Mr Stevens said the combination of a growing and ageing population, the number of new treatments, and the rise in demand ‘means that we have to make some choices’.

But he said NHS staff were being given ‘very clear marching orders’ to improve AE, cancer, GPs and mental health services. 

Patients with cancer are to be given a diagnosis or all-clear within 28 days.

Hospitals have been told to free up wards of bedblockers – elderly patients unable to be discharged due to a lack of social care.

Waits for non-urgent surgery and scans are at a seven-year high and one in ten patients are delayed more than 18 weeks. 

This includes 1,000 waiting for over a year, many in agony or unable to do everyday tasks.

Clare Marx, of the Royal College of Surgeons, said there was a risk the NHS would return to ‘unacceptably long waits’. 

She said some of the initiatives would help, but added: ‘We are concerned the 18-week waiting times target for surgical treatment has now effectively been jettisoned.’

Age UK’s Caroline Abrahams said long waits for procedures may ‘condemn an older person to misery and pain’ and ‘make it harder for them to sustain their independence’.

Chris Hopson, of NHS Providers which represents hospital managers, said: ‘NHS funding increases fall way behind demand and cost increases – NHS services inevitably deteriorate. That is clearly now happening.’

Mental health overhaul for mums and veterans

The NHS has promised to revolutionise mental health care – particularly for mothers with postnatal depression and troops returning from the frontline.

Later this year officials will open four specialist mother and baby units in East Anglia, the North West, the South West and South East.


They will treat mothers diagnosed with postnatal depression and allow them to stay with their babies.

Four centres to treat veterans with post-traumatic stress disorder, depression and anxiety will also be opened. 

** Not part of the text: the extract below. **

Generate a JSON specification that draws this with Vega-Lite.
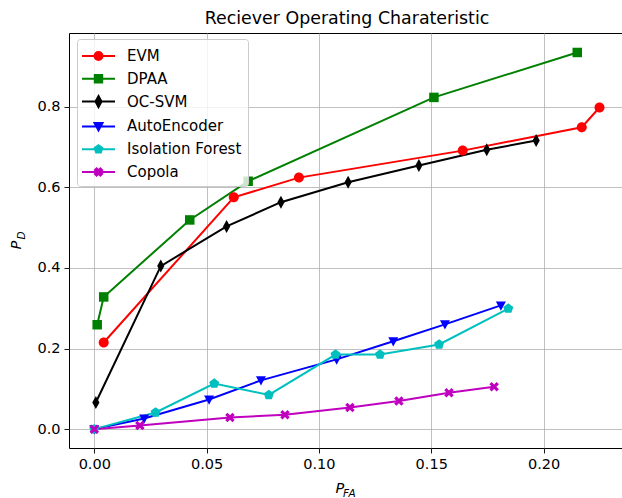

In addition, NHS England has promised to overhaul the care of children and teenagers suffering from eating disorders, self-harming and other serious conditions.

It will create up to 180 psychiatric beds in three years.

NHS England also wants to offer talking therapies to hundreds of thousands of patients to help treat depression and anxiety.

Surgeries will offer an extra 200,000 appointments by the end of 2018/19.

 ‘Nurse First’ course for brightest graduates

PROMISING graduates will be urged to train as high-powered nurses under a scheme to boost staffing levels.

The ‘Nurse First’ programme will try to attract the brightest university students who have not yet chosen a career.

It will be based on the Teach First scheme, whereby graduates take a two-year, fast-track course before being placed in tough schools. The prospective nurses will take a course after university – most likely lasting two years. They will learn skills in key areas such as mental health and learning disabilities, where there is currently a shortage of nurses.

The graduates will then be fast-tracked to become senior nurse managers in five to seven years.

Figures show an average of one in ten nursing posts are unfilled.

Professor Jane Cummings, chief nursing officer for England, said: ‘It’s vital we continue to attract the best and brightest graduates.’